In a report, staff said the latest proposal was entirely new and supersedes any previous approvals. “As a result, the proposed non-residential uses on affordable housing and such impact should be fully mitigated through the $3 per non-residential square feet contribution towards affordable housing,” according to the report.

An earlier clash over the developer’s commitment to providing an athletic field was resolved in recent discussions. According to the developer’s representative, Mark Looney of Cooley, Brookfield has an underdeveloped property under contract for a future full-size athletic field. Once the property is purchased, Cooley said the developer should dedicate it to the county’s park authority.

In remarks before the Planning Commission, John Carter, the commissioner for the Hunter Mill District, said the commission needed more time to discuss what could be a “precedent-making” decision. The commission will vote on the project on July 12.

Handout via Fairfax County Government

  • Greg

    Here we go again. 15 percent section 8 housing and the county wants yet more.

    • Reston Realist

      Well… what they are pitching is not really section 8 housing, but your point is still very valid.

    • Terry Maynard

      The income maximums for WDU affordable housing as described above is roughly $80K, $100K, and $110K for incomes at 70%, 90%, and 100% of the region’s AMI for a family of four. Deduct roughly 10% in income maximums for each reduction in number of people in the DU.

      In short, this is not “Section 8” housing for the poor. It is housing for working people whose income may not be up to our local average (~$125K/household). It is entirely appropriate for its location and for Reston’s Planning Principles calling for accommodating people of all ages, races, faiths, and incomes.

      In fact, consistent with CPR’s proposal, I would push for 20% of all housing here as well as the full $3/SF for non-residential space to be focused on building affordable housing in Reston.

      • 30yearsinreston

        How about pushing for traffic relief

        • Terry Maynard

          Been doing that for years–to essentially no avail. See also my comment above on all the other infrastructure needs generated by new residents. The County just doesn’t acknowledge the requirement in any meaningful way.

          • 30yearsinreston

            another Hudgins failure that she would deem a sucess

        • Greg

          And tax relief.

      • Greg

        Give us a break with all your doublespeak.

        They are haggling over, at most, $1.5 million for the Hudgins’ housing slush fund.

        How much sales, property, real-estate, transfer, car and all other taxes are they losing by delaying this project?

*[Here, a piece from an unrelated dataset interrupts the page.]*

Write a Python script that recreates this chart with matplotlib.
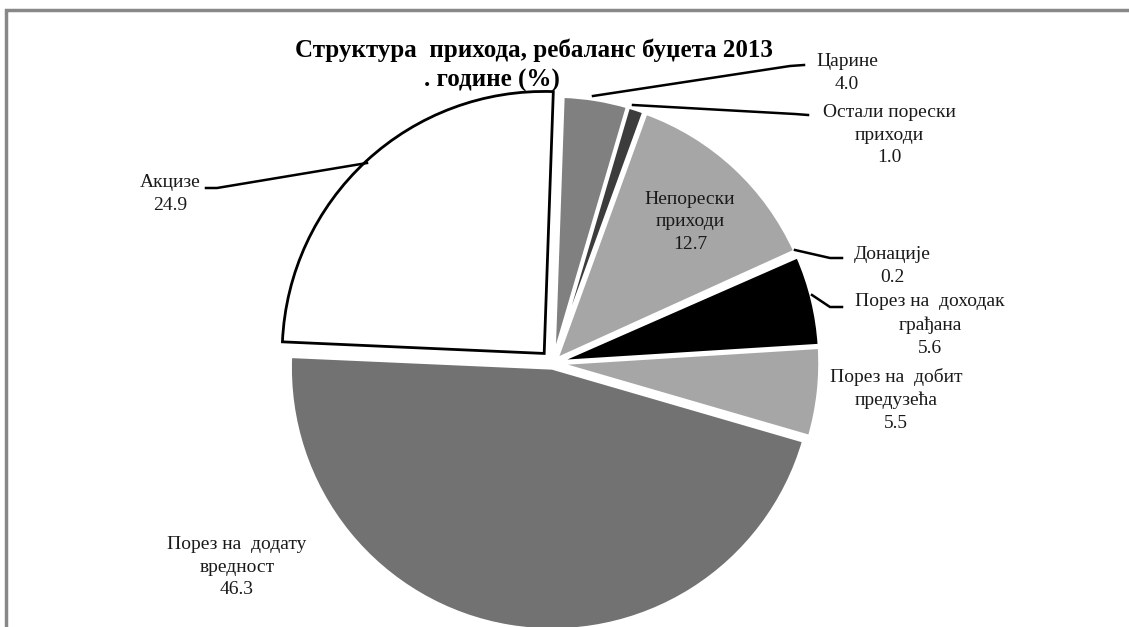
import matplotlib
matplotlib.use("Agg")
import matplotlib.pyplot as plt
from matplotlib.patches import Rectangle

plt.rcParams["font.family"] = ["Liberation Serif", "DejaVu Serif"]

# revenue structure, 2013 budget rebalance (%), clockwise from the top
categories = ["Царине", "Остали порески\nприходи", "Непорески\nприходи", "Донације",
              "Порез на  доходак\nграђана", "Порез на  добит\nпредузећа",
              "Порез на  додату\nвредност", "Акцизе"]
values = [4.0, 1.0, 12.7, 0.2, 5.6, 5.5, 46.3, 24.9]
colors = ["#808080", "#3c3c3c", "#a6a6a6", "#d8d8d8", "#000000", "#a6a6a6", "#727272", "#ffffff"]
# explode offsets in pixels (pie is drawn in pixel data units)
explode = [5, 5, 5, 5, 5, 5, 5, 13]

# label block centres (pixel coords, y from top)
label_pos = [(847, 73), (889, 135), (690, 222), (892, 266),
             (930, 325), (896, 400), (237, 567), (170, 194)]
# leader lines for outside labels (pixel coords)
leaders = {
    0: [(593, 96), (790, 66), (804, 65)],
    1: [(633, 105), (795, 114), (808, 115)],
    3: [(795, 250), (830, 258), (842, 258)],
    4: [(812, 295), (830, 307), (842, 307)],
    7: [(367, 163), (217, 188), (206, 188)],
}

W, H = 1129, 627
fig = plt.figure(figsize=(W / 100, H / 100), dpi=100)
ax = fig.add_axes([0, 0, 1, 1])

cx, cy, r = 553, 363, 262
wedges, _ = ax.pie(values, colors=colors, explode=explode, startangle=88,
                   counterclock=False, center=(cx, H - cy), radius=r,
                   wedgeprops=dict(edgecolor="white", linewidth=2.5), frame=True)
ax.set_xlim(0, W)
ax.set_ylim(0, H)
ax.set_axis_off()
wedges[-1].set_edgecolor("black")
wedges[-1].set_linewidth(2)

for i, (name, val) in enumerate(zip(categories, values)):
    x, y = label_pos[i]
    ax.text(x, H - y, f"{name}\n{val:.1f}", ha="center", va="center",
            fontsize=14, linespacing=1.45, color="#1a1a1a")

for pts in leaders.values():
    ax.plot([p[0] for p in pts], [H - p[1] for p in pts], color="black", lw=1.8)

ax.text(534, H - 50, "Структура  прихода, ребаланс буџета 2013", ha="center", va="center",
        fontsize=18, fontweight="bold")
ax.text(492, H - 80, ". године (%)", ha="center", va="center", fontsize=18, fontweight="bold")

# outer frame (only top and left edges visible in the crop)
fig.patches.append(Rectangle((6, -20), W + 20, H - 10 + 20, transform=None,
                             fill=False, edgecolor="#888888", linewidth=2.5))

fig.savefig("out.png", dpi=100)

        Do you want this development to fail over the housing greed just like it did at Lake Anne?

        • Terry Maynard

          About the same–but nationwide experience shows actually less–than they will need to spend on improved roads, schools, libraries, safety, parks, and other infrastructure necessities. But I’ll admit, not even the Board seems to be aware that you have to provide services to new residents, not just suck up tax revenues.

          • Greg

            If only. The incompetent Fairfax County Housing Authority has a long record of waste, fraud, and abuse. In fact, it was outed at least once for allowing at least one family making in excess of $216,000 to live in government-owned housing.

            Housing that produces not a penny of tax revenue; sucks up tax dollars for maintenance, management, and upgrades; and burdens Reston Association assessment payers with hundreds of thousands of assessments it doesn’t pay.

            This country has wasted $23 trillion on the failed war on poverty.

      • Walter Hadlock

        Mr. Maynard: It’s good to read your comment. You have spent a long time with development related issues in Reston. A question: Just how would the county spend the $3 per sq. ft. for non-residential space?

        • Terry Maynard

          This, too, would go to affordable housing through a County fund.

      • The Constitutionalist

        You would, and that’s because must’ve skipped every economics class to ‘experiment’ in college.

        You see, Reston’s Planning Principles just aren’t coherent with reality. How about instead of building affordable housing and placing a price ceiling on the market, in which the laws of physics and economics agree and the deficit must be paid, we do more to encourage better businesses to move in who can pay an affordable salary? Or better yet, come to terms with the fact that the market sets the actual price (of both domiciles and salaries) and if one can’t afford to live in a certain house, or afford to live in a certain neighborhood, or drive a certain car, or eat a certain brand of food, they just don’t do that because it’s not everyone else’s responsibility to elevate their lifestyle?

        What happens when one’s salary outgrows the affordable housing limit? Do they have to then move into a house priced by the market? So is their salary growth then wiped completely out or even decreased in real value because the market has set its prices even higher than difference in affordable housing subsidy?

        This is the issue with all social programs. One always reaches a point where their lifestyle and livelihood go down once they reach a certain level and can no longer take advantage of said social program, which, (newsflash!) discourages vertical advancement.

        Maybe instead of basic Micro and Macro economics courses being required for a business degree we should mandate common sense 101 as a requirement for any type of leadership position.

  • 30yearsinreston

    How about a contribution to the traffic fixes
    Woonfers don’t cut it

  • Mike M

    Gee, I wish the County would get out of the housing business.